• _GIVEN MATERIAL_:
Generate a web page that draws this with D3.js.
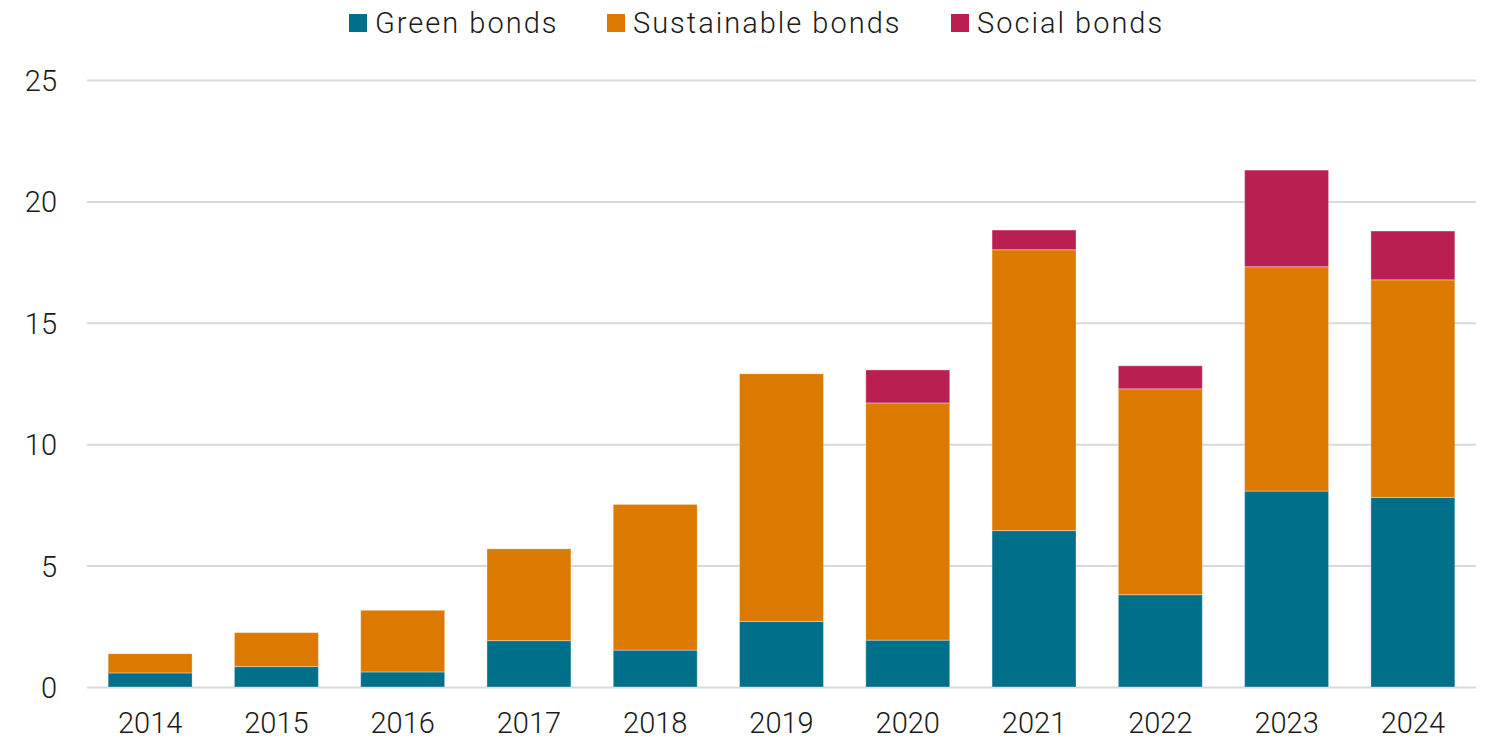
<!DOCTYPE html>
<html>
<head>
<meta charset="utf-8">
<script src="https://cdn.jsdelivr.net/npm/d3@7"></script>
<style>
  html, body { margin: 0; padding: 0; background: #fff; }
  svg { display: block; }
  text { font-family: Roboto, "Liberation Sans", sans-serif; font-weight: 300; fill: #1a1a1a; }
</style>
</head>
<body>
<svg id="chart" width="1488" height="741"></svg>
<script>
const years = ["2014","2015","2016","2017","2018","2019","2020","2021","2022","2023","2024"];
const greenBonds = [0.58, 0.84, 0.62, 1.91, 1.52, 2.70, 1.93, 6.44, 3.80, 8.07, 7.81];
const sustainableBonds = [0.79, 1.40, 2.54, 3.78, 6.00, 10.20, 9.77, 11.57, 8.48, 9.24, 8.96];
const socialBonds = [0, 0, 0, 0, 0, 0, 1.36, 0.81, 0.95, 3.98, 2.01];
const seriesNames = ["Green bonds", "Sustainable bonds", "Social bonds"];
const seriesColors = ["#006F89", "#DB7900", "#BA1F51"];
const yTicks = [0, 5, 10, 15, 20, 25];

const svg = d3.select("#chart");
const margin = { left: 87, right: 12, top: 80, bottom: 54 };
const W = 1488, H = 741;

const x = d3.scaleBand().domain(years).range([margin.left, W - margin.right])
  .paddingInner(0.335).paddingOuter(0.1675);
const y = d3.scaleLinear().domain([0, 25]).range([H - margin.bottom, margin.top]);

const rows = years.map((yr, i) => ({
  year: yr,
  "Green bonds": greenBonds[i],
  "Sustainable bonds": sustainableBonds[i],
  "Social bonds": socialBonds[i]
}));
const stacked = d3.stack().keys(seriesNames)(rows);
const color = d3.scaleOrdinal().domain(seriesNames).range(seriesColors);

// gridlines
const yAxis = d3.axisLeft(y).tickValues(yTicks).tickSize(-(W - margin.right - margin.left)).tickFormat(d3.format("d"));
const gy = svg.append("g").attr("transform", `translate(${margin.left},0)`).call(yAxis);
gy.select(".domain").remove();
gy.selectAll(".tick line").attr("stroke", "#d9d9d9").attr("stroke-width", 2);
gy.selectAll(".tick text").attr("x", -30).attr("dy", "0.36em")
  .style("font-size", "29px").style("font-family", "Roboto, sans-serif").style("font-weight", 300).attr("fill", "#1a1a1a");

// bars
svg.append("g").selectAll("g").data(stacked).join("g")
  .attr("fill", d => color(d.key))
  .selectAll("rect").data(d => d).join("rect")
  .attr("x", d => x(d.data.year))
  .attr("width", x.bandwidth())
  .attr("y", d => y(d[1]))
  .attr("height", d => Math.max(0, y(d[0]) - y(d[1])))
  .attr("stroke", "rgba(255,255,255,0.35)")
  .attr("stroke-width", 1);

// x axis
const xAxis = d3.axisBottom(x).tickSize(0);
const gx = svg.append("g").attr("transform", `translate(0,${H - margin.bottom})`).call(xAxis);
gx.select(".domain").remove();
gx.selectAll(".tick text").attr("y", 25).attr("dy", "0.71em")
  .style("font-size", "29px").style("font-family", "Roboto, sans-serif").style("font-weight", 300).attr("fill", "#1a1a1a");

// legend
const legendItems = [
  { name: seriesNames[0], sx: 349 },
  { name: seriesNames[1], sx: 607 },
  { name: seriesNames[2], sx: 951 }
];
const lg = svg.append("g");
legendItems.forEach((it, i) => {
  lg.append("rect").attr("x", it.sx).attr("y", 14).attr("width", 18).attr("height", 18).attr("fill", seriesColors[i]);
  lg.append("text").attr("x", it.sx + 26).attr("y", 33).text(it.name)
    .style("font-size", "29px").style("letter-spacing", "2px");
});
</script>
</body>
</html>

• _TO DO_: Give back exactly the lines from the first line of the data through the line with "const W = 1488, H = 741;", pictures excluded.

• _TASK RESULT_:
Generate a web page that draws this with D3.js.
<!DOCTYPE html>
<html>
<head>
<meta charset="utf-8">
<script src="https://cdn.jsdelivr.net/npm/d3@7"></script>
<style>
  html, body { margin: 0; padding: 0; background: #fff; }
  svg { display: block; }
  text { font-family: Roboto, "Liberation Sans", sans-serif; font-weight: 300; fill: #1a1a1a; }
</style>
</head>
<body>
<svg id="chart" width="1488" height="741"></svg>
<script>
const years = ["2014","2015","2016","2017","2018","2019","2020","2021","2022","2023","2024"];
const greenBonds = [0.58, 0.84, 0.62, 1.91, 1.52, 2.70, 1.93, 6.44, 3.80, 8.07, 7.81];
const sustainableBonds = [0.79, 1.40, 2.54, 3.78, 6.00, 10.20, 9.77, 11.57, 8.48, 9.24, 8.96];
const socialBonds = [0, 0, 0, 0, 0, 0, 1.36, 0.81, 0.95, 3.98, 2.01];
const seriesNames = ["Green bonds", "Sustainable bonds", "Social bonds"];
const seriesColors = ["#006F89", "#DB7900", "#BA1F51"];
const yTicks = [0, 5, 10, 15, 20, 25];

const svg = d3.select("#chart");
const margin = { left: 87, right: 12, top: 80, bottom: 54 };
const W = 1488, H = 741;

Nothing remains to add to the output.